Bike Magazine, February 1979

This one contains a group test of the big four Japanese 750s at the time, although to be fair they should have chosen the the Kawasaki Z650 instead of the Z750 twin. I worked part-time in a Kawasaki dealership at the time and I don't recall ever selling a twin, whereas the Z650 four was flying off the showroom floor as fast as they could get them from Japan.

Anyway, the Bike magazine guy really liked the ample charms of the XS750E, even though the entire road test was somewhat limited because they did it in December when the weather was rubbish.

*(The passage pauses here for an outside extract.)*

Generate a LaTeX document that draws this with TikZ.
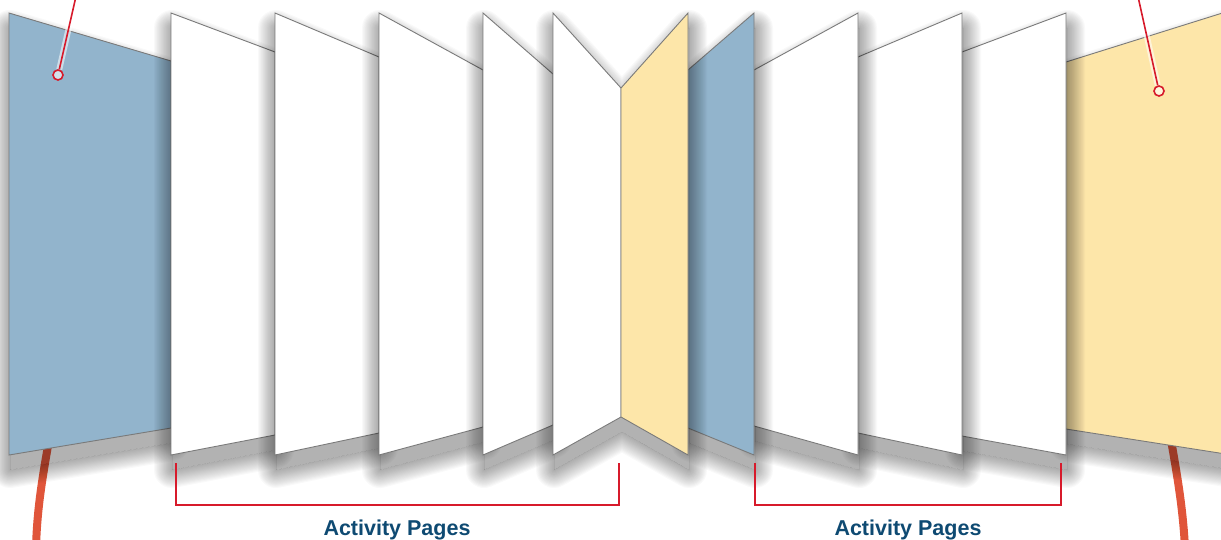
\documentclass[tikz,border=0pt]{standalone}
\usepackage{fontspec}
\setsansfont{Liberation Sans}
\usepackage{tikz}
\usetikzlibrary{calc}
\usepackage{xcolor}
\definecolor{coverblue}{HTML}{92B4CC}
\definecolor{coveryellow}{HTML}{FDE6A9}
\definecolor{pinred}{HTML}{D71A2B}
\definecolor{ribbon}{HTML}{E0553A}
\definecolor{labelblue}{HTML}{0E4A72}
\definecolor{edgegray}{HTML}{7A7A7A}
\tikzstyle{shadowring} = [black, opacity=0.022, line join=round]
\tikzstyle{shadowcore} = [black, opacity=0.30]
\tikzstyle{page}       = [draw=edgegray, line width=0.9pt, fill=white]
\tikzstyle{bluepage}   = [page, fill=coverblue]
\tikzstyle{yellowpage} = [page, fill=coveryellow]
\tikzstyle{ribbonline} = [draw=ribbon, line width=8pt]
\tikzstyle{bracket}    = [draw=pinred, line width=1.6pt]
\tikzstyle{leader}     = [draw=pinred, line width=1.6pt, preaction={draw=white, line width=6pt, opacity=0.55}]
\tikzstyle{pin}        = [circle, draw=pinred, line width=1.6pt, fill=white, fill opacity=0.6, minimum size=10pt, inner sep=0pt]
\tikzstyle{caption}    = [font=\sffamily\bfseries\fontsize{21.5}{25}\selectfont, text=labelblue, anchor=base]

% soft drop shadow: solid core plus rings that fade outwards
\newcommand{\leafshadow}[1]{%
  \begin{scope}[xshift=1pt, yshift=-15pt]
    \begin{scope}[even odd rule]
      \clip (-200,-200) rectangle (1500,800) #1;
      \foreach \w in {2.25,4.5,...,36}{\draw[shadowring, line width=\w pt] #1;}
    \end{scope}
    \fill[shadowcore] #1;
  \end{scope}}
\newcommand{\leaf}[2]{\leafshadow{#2}\filldraw[#1] #2;}

\begin{document}
\begin{tikzpicture}[x=1pt, y=-1pt]
  \useasboundingbox (0,0) rectangle (1221,539);

  % Ribbons tucked behind the covers
  \draw[ribbonline] (49,440) .. controls (42,480) and (37,510) .. (36,548);
  \draw[ribbonline] (1171,440) .. controls (1178,480) and (1183,510) .. (1185,548);

  % Left half, back to front
  \leaf{bluepage}{(9,13) -- (171,61) -- (171,428) -- (9,455) -- cycle}
  \leaf{page}{(171,13) -- (275,52) -- (275,435) -- (171,455) -- cycle}
  \leaf{page}{(275,13) -- (379,57) -- (379,433) -- (275,455) -- cycle}
  \leaf{page}{(379,13) -- (483,70) -- (483,427) -- (379,455) -- cycle}
  \leaf{page}{(483,13) -- (553,74) -- (553,425) -- (483,455) -- cycle}

  % Right half, back to front
  \leaf{yellowpage}{(1232,10) -- (1066,62) -- (1066,429) -- (1232,455) -- cycle}
  \leaf{page}{(1066,13) -- (962,52) -- (962,436) -- (1066,455) -- cycle}
  \leaf{page}{(962,13) -- (858,57) -- (858,433) -- (962,455) -- cycle}
  \leaf{page}{(858,13) -- (754,70) -- (754,426) -- (858,455) -- cycle}
  \leaf{bluepage}{(754,13) -- (688,70) -- (688,428) -- (754,455) -- cycle}

  % Centre spread: one shadow under both pages
  \leafshadow{(553,13) -- (621,88) -- (688,13) -- (688,455) -- (621,417) -- (553,455) -- cycle}
  \filldraw[page] (553,13) -- (621,88) -- (621,417) -- (553,455) -- cycle;
  \filldraw[yellowpage] (688,13) -- (621,88) -- (621,417) -- (688,455) -- cycle;

  % Pins on the covers
  \node[pin] (frontpin) at (58,75) {};
  \node[pin] (backpin) at (1159,91) {};
  \coordinate (fronttag) at (77,-8);
  \coordinate (backtag) at (1137,-8);
  \draw[leader] (fronttag) -- (frontpin);
  \draw[leader] (backtag) -- (backpin);

  % Brackets and captions
  \coordinate (leftopen) at (176,463);
  \coordinate (leftclose) at (619,463);
  \coordinate (rightopen) at (755,463);
  \coordinate (rightclose) at (1061,463);
  \draw[bracket] (leftopen) -- ++(0,42) -| (leftclose);
  \draw[bracket] (rightopen) -- ++(0,42) -| (rightclose);
  \node[caption] (leftpages) at (397,535) {Activity Pages};
  \node[caption] (rightpages) at (908,535) {Activity Pages};
\end{tikzpicture}
\end{document}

So read on, and see how the triple stacks up against its contemporaries.


Bike Magazine, July 1980

Now for the XS850, which Bike magazine tested against the CB750, Kawasaki Z1000 and BMW R80. The CB750 had a great engine but handled terribly, the Z1000 was powerful but was really thirsty and the BMW won the test on account of having the best chassis, but the XS850 came a very close second.

Parts of the XS850 review are remarkable when you read them today:

"it will pick up speed like a rocket ship dialled into warp drive"


"The real joy is the glorious noise. You can keep your fours, and your sixes. There is nothing like a triple on full song. If that doesn't pump your adrenaline, you're already dead."

So read on and imagine the days when an XS850 was one of the fastest things on the road.



Superbike Road Tests, 1982

I don't own this magazine, the scans were sent to me by another triple enthusiast, but the layout and graphics look very similar to those in Motor Cycle Weekly.

In this one, the tester is slightly less impressed with the performance (compared to the Bike review), but it's a quite enthusiastic article all the same.


Motorcycling Monthly, July 1980

Here's a test of the XS850 from possibly the nerdiest magazine of the time, Motorcycling Monthly. The test isn't really a glowing one, despite the bike not really doing much wrong. The tester wasn't all that impressed by the outright power, although he did think there was considerably more mid-range pull than on the XS750. He thought the brakes were poor, especially the front ones. Also notable was the enormous 5.1 gallon tank, which required £6.80 to fill up.